Katherine Michonski is a research associate for energy and the environment at the Council on Foreign Relations.
Canadian Prime Minister Stephen Harper is eager for an audience with Barack Obama, and, luckily for him, he'll soon get one when the new president makes his first head-of-state visit to Canada on February 19. Harper is especially anxious to discuss Obama's campaign pledge to wean the United States off "dirty, dwindling and dangerously expensive" oil, which many Canadians interpret as a slight against Alberta's carbon-intensive oil-sands industry. The reigning opinion in Canada is that Obama will speak out against the greenhouse-gas-heavy fuel, forcing Harper to make a hard sell to the president, most likely couched within some kind of "climate pact" between the United States and Canada.
It's not likely to be an easy topic for an administration that is concerned with both climate change and energy security. While sometimes the two goals can be addressed with the same action (energy efficiency, say), sometimes the two are in stark conflict—and oil sands are a perfect example. Some officials on Obama's energy team, such as national security advisor James Jones (who was picked, Obama said, for his understanding of the "connection between energy and national security") will stress the energy-security side. Canada is, after all, our number-one oil supplier. With proven reserves second only to Saudi Arabia, Canada supplies us with 1.8 million* barrels of oil per day—20 percent of our daily imports. And when we buy oil from Canada, we needn't worry about sponsoring dictatorships or sending money to questionable allies.

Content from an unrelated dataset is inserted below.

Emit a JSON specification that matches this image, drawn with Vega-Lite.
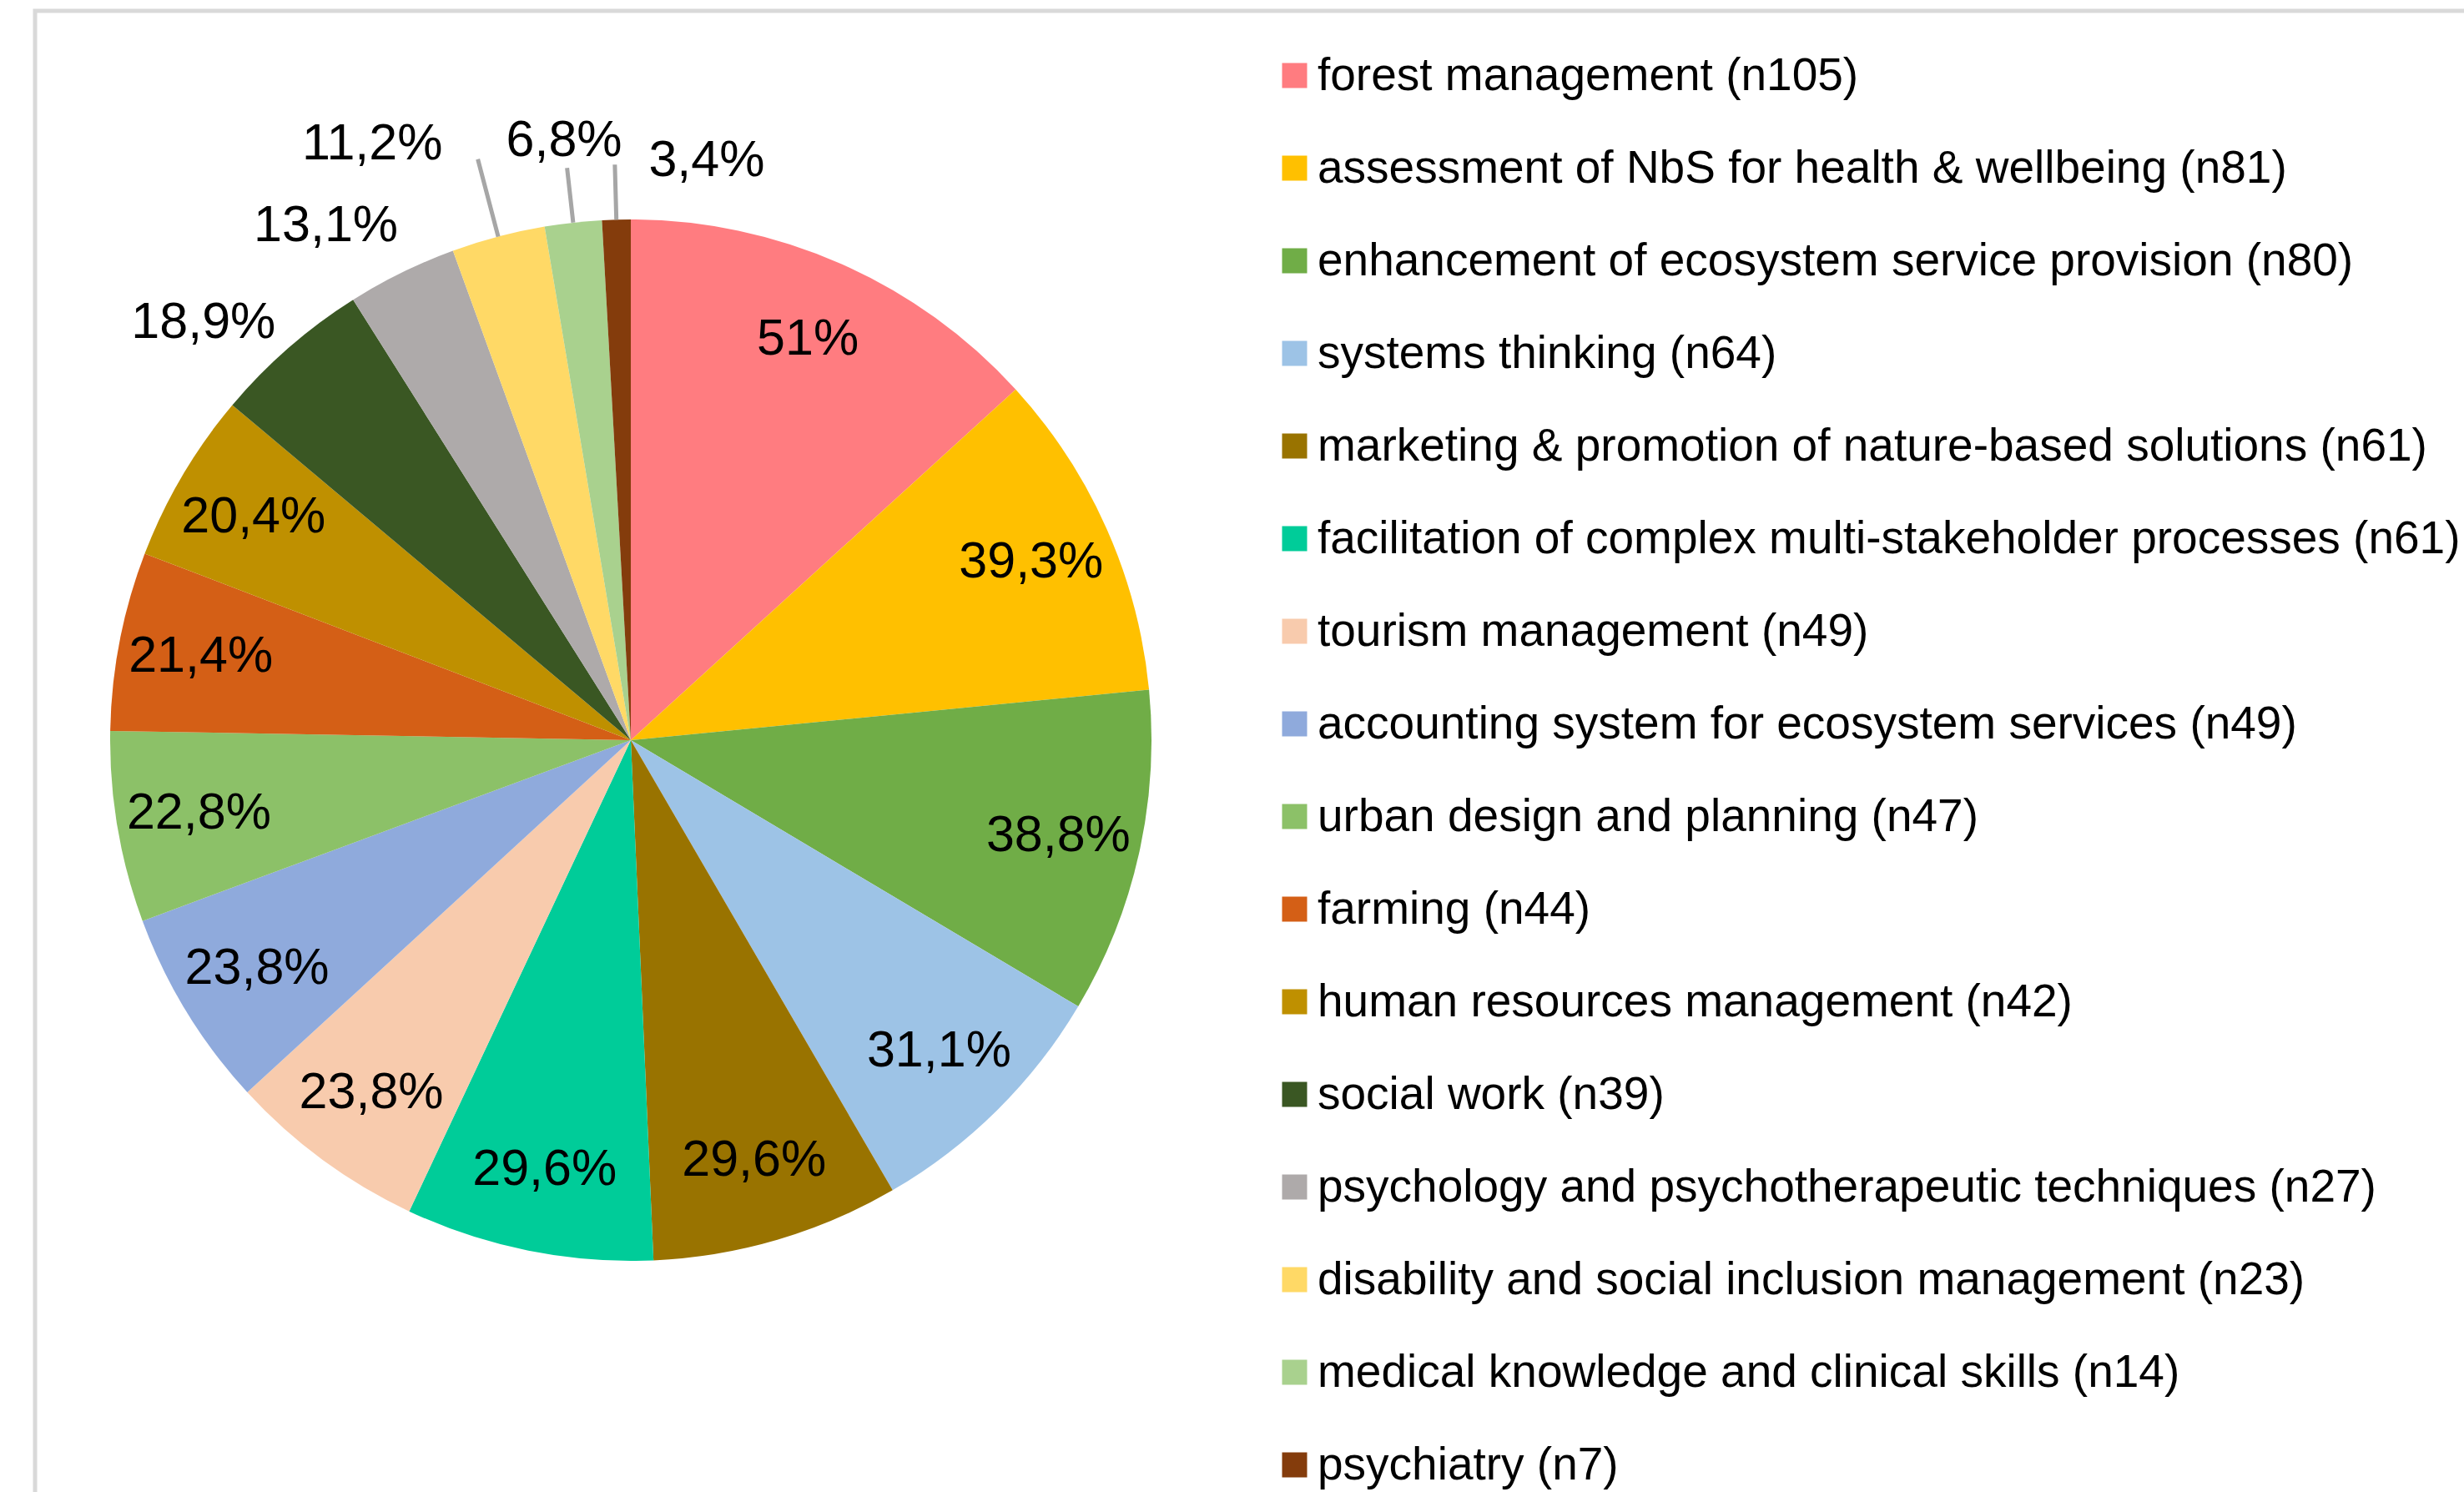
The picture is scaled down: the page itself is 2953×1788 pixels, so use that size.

Last fall, Jones gave an (off-the-record) speech in Banff, Alberta, to a group of business leaders and government officials touting the importance of Canada's oil sands to America's energy security. At the time, Jones was president of the U.S. Chamber of Commerce's energy institute, which promotes the development of a long-term energy strategy that "ensures affordable, reliable and diverse energy supplies" including oil shale, oil sands and other unconventional fossil-fuel sources. In Jones's view, the diversity and security of supply that oil sands provide should trump the environmentally negative consequences of its production.
On the opposite end of the spectrum sit the disciples of Al Gore (some literally, some figuratively) who are likely to argue against the import of any carbon-intensive energy source. Obama's new climate and energy czar, Carol Browner, initiated efforts at the EPA during the 1990s to regulate carbon-dioxide under the Clean Air Act, a task which the new EPA administrator, Lisa Jackson, may end up finally carrying out. Similarly, new Council of Environmental Quality chair Nancy Sutley's strong environmental record doesn't bode well for the dirty oil industry.
These officials will likely argue that the energy-security benefits Canada's oil might provide are outweighed by its negative environmental impact. Oil sands oil isn't exactly your father's oil. Because the oil needs to be separated from sand and then heavily refined, the production process is extremely energy-intensive, creating 10 to 30 percent more emissions per barrel than conventional light oil, according to one RAND estimate. Not to mention it takes about two tons of mined material to produce one barrel of oil during the surface-mining process. Separating the oil from the sand and other contaminants also requires large amounts of water and a good deal of natural gas to power the extraction process. Browner and crew are rightly skeptical about endorsing any project that is so emissions-intensive at a time when they're trying to get climate legislation passed here at home.
Others, such as Energy Secretary Steven Chu, will argue that supporting oil sands diverts domestic attention away from renewable-energy development, which Obama recently declared to be our new national mission. It seems problematic to sponsor the development of new energy-intensive oil supplies while DOE is trying to research alternatives to oil. On the international front, meanwhile, Clinton's new climate envoy Todd Stern will have a tough time convincing China and other developing countries to stop building coal-fired power plants if the U.S. is supporting emissions-intensive oil production just north of its border.
It remains to be seen how these viewpoints will be reconciled, but neither Harper nor Canadian environmentalists should assume Obama will automatically agree with them. Of course, Obama could also dance around the issue and avoid a direct confrontation with Harper on oil sands. It may well be that Obama's support for congressional action on a national low-carbon fuel standard will preempt the need for any executive announcements on the issue. But regardless, the climate impact of oil sands development merits a serious debate between the United States and Canada; the February meeting will provide an opportunity for both countries to have a candid conversation on how best to balance energy security and climate change needs. Obama's first words on this issue should not be missed.